• **THE REQUEST**: Copy out all lines carrying the word "page".

• **Plotting code records**:

********

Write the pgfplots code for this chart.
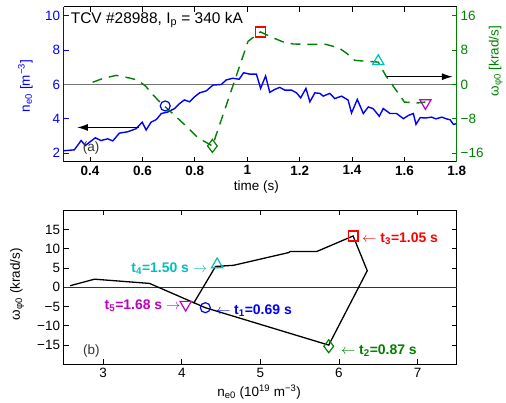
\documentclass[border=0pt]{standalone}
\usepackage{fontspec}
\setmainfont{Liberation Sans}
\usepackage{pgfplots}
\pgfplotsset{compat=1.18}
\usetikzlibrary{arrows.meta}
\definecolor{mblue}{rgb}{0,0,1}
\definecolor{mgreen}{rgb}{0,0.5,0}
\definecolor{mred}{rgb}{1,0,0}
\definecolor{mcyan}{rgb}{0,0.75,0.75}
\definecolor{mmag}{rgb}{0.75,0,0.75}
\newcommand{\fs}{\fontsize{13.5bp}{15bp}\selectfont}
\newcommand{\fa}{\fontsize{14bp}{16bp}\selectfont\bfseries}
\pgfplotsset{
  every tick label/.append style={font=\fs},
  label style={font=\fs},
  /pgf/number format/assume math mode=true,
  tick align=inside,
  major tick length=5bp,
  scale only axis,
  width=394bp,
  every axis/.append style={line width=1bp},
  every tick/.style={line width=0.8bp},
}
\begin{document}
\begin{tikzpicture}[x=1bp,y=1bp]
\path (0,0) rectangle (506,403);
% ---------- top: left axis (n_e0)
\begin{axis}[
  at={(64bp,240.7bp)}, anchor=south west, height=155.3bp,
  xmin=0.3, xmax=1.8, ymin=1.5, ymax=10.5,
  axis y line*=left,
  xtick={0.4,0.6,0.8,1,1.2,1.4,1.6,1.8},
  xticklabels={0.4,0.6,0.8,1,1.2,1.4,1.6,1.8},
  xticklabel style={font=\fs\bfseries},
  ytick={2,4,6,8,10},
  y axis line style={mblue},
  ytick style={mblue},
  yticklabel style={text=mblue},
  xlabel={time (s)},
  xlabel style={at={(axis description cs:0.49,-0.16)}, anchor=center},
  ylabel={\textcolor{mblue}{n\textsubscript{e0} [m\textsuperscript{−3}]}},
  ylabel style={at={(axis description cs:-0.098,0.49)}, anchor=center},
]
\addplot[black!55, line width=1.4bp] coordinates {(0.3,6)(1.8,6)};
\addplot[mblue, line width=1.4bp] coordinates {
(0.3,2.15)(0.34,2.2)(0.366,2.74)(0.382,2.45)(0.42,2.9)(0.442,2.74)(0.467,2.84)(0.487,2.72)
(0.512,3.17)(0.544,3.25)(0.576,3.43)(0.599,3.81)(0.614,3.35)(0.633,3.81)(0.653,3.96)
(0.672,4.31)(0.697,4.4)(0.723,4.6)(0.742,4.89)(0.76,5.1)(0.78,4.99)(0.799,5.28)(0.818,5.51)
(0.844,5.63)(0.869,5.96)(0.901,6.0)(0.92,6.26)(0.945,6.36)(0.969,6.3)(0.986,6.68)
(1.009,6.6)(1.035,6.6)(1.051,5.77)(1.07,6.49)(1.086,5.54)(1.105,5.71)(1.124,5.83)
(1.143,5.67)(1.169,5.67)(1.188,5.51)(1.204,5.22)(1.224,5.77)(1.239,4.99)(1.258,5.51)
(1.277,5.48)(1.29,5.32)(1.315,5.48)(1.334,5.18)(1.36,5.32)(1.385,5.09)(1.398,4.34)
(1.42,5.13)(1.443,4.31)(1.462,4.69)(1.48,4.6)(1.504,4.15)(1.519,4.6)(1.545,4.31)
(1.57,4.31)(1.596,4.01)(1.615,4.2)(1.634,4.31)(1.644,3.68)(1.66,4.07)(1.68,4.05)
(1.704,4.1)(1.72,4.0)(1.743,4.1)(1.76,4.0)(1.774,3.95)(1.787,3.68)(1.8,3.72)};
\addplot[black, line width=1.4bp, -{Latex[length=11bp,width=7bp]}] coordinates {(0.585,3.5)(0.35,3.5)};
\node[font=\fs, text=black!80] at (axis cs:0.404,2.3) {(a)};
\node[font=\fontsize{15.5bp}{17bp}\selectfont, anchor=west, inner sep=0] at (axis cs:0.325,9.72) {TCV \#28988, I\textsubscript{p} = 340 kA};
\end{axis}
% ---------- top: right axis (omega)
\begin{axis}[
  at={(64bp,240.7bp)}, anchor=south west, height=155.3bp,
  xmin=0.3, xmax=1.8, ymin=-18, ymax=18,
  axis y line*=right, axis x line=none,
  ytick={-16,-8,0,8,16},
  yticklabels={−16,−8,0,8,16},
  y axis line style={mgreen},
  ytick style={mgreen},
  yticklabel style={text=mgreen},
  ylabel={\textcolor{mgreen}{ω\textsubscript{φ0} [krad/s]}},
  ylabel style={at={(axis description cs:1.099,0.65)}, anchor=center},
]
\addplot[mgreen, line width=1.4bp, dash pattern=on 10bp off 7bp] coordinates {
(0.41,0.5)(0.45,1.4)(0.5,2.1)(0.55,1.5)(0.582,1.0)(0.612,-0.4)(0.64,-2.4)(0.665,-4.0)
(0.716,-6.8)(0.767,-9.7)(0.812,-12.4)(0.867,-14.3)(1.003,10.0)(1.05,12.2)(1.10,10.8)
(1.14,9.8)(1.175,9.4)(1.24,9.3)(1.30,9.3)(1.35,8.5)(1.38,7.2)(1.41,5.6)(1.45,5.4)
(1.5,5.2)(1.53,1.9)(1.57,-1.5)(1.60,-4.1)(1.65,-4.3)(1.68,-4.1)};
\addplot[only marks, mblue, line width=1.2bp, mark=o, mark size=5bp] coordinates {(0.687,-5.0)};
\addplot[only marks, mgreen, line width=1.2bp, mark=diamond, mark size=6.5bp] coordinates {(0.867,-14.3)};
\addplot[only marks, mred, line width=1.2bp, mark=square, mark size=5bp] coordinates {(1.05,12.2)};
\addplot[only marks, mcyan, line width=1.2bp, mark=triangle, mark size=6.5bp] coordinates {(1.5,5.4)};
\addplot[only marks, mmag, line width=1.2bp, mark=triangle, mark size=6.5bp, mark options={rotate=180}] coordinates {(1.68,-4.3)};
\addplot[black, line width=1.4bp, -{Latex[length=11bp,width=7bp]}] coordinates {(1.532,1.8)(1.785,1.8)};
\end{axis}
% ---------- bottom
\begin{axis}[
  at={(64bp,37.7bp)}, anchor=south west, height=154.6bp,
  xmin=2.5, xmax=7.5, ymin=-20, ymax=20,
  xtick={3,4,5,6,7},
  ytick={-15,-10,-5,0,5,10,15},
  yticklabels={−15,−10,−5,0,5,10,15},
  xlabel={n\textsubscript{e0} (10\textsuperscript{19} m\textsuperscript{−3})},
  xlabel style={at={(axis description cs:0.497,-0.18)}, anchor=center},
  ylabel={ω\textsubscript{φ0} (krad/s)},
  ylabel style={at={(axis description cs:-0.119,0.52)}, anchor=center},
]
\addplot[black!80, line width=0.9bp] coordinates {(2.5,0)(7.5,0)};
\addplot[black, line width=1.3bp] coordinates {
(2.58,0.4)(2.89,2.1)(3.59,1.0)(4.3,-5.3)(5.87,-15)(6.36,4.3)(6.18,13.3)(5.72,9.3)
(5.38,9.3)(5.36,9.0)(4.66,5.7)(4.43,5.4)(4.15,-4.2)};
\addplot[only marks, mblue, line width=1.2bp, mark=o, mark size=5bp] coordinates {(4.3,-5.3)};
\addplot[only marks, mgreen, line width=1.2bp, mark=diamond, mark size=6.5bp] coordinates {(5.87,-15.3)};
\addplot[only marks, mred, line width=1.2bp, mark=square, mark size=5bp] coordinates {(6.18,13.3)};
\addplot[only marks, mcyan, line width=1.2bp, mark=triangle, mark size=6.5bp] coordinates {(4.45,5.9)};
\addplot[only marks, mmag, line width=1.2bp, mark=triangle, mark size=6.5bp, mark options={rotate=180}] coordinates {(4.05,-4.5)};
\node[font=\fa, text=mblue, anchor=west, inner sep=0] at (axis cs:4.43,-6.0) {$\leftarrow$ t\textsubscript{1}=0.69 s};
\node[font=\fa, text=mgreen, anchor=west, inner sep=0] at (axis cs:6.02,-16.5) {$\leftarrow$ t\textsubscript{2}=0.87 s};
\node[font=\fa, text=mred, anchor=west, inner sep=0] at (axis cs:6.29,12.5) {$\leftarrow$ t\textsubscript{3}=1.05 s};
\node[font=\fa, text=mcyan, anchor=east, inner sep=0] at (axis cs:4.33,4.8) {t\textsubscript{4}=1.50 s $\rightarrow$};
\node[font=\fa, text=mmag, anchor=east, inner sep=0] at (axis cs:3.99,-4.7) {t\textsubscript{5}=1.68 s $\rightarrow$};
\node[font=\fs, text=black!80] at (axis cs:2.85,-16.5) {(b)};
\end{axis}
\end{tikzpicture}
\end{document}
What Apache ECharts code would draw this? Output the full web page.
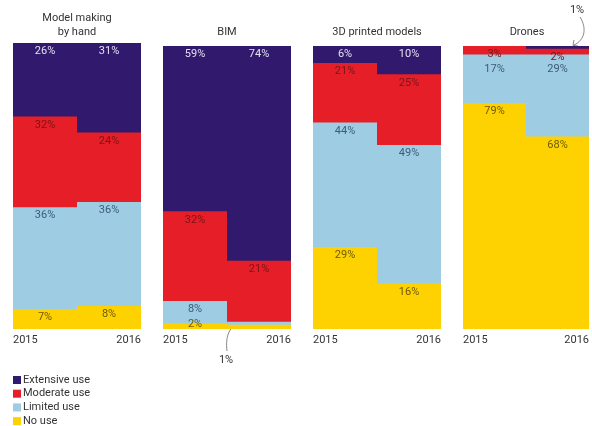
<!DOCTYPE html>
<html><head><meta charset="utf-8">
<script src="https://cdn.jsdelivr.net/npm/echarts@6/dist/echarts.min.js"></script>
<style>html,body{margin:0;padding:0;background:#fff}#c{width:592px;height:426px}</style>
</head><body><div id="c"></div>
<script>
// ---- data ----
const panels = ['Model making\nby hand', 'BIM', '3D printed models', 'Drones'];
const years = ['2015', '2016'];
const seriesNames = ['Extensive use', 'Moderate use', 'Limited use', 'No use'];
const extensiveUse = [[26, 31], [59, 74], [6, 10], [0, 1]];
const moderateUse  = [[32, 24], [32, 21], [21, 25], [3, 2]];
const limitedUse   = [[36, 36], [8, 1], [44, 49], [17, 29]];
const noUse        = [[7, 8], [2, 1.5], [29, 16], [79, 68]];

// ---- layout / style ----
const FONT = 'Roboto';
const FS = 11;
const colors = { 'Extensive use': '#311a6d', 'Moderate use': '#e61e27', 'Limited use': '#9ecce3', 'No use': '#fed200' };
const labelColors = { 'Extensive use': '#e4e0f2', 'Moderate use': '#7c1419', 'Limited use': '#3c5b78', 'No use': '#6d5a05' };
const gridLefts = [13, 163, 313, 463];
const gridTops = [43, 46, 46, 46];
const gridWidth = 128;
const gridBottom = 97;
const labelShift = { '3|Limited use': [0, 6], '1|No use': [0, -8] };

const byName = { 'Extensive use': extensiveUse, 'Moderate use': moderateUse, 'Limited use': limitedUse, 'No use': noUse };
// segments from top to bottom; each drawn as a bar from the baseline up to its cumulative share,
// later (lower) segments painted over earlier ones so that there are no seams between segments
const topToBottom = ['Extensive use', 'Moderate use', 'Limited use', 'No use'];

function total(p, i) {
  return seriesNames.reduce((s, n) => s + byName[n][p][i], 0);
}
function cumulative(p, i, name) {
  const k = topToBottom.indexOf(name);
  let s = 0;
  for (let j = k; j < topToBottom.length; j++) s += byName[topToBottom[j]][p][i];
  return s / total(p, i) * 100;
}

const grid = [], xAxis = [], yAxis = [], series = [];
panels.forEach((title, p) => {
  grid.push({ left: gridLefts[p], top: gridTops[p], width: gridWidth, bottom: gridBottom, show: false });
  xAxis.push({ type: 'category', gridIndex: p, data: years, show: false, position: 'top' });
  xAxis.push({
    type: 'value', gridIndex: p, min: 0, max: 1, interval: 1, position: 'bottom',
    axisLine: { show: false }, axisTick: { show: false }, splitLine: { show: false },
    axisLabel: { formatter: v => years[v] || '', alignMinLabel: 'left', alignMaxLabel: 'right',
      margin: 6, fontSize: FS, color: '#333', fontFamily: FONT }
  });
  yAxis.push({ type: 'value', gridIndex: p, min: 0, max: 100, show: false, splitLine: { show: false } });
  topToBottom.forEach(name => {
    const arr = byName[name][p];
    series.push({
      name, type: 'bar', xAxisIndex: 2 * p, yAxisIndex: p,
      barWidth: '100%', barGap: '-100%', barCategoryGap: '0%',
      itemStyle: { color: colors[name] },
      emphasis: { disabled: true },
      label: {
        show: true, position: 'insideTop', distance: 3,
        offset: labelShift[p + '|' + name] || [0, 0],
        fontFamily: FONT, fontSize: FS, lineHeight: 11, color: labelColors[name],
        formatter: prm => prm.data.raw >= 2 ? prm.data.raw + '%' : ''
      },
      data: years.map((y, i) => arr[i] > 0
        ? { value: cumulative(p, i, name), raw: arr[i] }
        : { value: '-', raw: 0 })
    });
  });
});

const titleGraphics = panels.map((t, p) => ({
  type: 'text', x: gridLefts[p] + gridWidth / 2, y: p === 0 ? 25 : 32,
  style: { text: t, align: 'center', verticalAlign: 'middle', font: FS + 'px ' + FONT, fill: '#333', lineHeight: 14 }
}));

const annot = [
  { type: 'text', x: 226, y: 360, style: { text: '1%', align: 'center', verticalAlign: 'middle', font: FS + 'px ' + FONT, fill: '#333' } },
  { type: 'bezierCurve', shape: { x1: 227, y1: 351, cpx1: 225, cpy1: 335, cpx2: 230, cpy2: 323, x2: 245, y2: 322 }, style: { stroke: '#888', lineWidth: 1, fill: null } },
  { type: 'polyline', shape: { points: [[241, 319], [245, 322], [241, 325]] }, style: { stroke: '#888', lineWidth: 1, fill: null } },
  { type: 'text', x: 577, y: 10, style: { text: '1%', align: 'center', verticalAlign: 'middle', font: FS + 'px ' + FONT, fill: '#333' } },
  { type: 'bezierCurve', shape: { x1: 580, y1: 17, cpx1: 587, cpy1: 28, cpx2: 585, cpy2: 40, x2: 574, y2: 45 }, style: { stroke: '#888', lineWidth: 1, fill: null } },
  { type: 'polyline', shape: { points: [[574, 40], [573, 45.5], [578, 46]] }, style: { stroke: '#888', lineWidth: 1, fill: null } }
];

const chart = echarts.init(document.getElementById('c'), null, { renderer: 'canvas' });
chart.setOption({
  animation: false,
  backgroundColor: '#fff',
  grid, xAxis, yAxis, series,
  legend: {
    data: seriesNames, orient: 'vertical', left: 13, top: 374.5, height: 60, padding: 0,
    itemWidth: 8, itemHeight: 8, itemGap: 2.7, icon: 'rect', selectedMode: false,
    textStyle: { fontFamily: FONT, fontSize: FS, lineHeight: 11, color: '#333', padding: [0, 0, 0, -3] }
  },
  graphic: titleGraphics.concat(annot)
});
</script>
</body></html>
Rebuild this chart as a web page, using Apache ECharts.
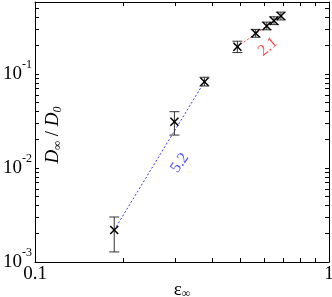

********

• **RESPONSE BELOW**:
What Apache ECharts code would draw this? Output the full web page.
Rebuild this chart as a web page, using Apache ECharts.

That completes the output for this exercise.